* Data excerpt:
------------

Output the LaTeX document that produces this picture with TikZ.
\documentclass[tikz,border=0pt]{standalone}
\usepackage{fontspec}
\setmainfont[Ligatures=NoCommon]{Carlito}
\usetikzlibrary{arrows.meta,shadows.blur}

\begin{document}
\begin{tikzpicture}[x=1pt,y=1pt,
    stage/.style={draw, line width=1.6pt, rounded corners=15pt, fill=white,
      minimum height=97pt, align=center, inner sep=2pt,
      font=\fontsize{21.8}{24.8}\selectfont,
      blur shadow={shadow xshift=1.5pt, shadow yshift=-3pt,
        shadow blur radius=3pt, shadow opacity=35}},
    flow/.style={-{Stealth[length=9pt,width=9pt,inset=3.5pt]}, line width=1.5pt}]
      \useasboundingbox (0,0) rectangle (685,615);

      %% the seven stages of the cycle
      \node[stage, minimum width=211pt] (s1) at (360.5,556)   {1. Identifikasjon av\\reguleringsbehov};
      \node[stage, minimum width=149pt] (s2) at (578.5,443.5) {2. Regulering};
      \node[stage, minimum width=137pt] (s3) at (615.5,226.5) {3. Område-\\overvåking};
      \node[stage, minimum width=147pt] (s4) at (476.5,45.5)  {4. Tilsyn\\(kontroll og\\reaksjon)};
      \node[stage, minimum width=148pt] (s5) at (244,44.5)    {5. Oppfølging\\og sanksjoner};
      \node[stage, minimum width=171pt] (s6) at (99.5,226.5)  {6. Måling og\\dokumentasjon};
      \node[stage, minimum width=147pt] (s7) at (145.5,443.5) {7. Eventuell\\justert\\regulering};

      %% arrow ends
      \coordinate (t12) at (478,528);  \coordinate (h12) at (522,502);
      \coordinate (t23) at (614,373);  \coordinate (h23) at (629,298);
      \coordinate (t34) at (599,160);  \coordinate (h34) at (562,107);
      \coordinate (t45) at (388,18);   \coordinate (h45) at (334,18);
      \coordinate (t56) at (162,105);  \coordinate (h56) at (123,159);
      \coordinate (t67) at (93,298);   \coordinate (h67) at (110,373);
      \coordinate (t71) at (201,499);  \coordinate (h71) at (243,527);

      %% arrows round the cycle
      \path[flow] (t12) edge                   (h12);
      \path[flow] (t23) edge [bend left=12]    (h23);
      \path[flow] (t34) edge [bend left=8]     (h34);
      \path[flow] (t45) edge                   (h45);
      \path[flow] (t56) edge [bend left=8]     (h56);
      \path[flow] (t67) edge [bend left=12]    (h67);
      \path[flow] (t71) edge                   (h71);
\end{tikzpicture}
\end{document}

------------

* Set exercise:
Set down verbatim only the lines between the start of the data above and the line with "(0,0) rectangle (685,615);", both boundaries included.

* Right answer:
Output the LaTeX document that produces this picture with TikZ.
\documentclass[tikz,border=0pt]{standalone}
\usepackage{fontspec}
\setmainfont[Ligatures=NoCommon]{Carlito}
\usetikzlibrary{arrows.meta,shadows.blur}

\begin{document}
\begin{tikzpicture}[x=1pt,y=1pt,
    stage/.style={draw, line width=1.6pt, rounded corners=15pt, fill=white,
      minimum height=97pt, align=center, inner sep=2pt,
      font=\fontsize{21.8}{24.8}\selectfont,
      blur shadow={shadow xshift=1.5pt, shadow yshift=-3pt,
        shadow blur radius=3pt, shadow opacity=35}},
    flow/.style={-{Stealth[length=9pt,width=9pt,inset=3.5pt]}, line width=1.5pt}]
      \useasboundingbox (0,0) rectangle (685,615);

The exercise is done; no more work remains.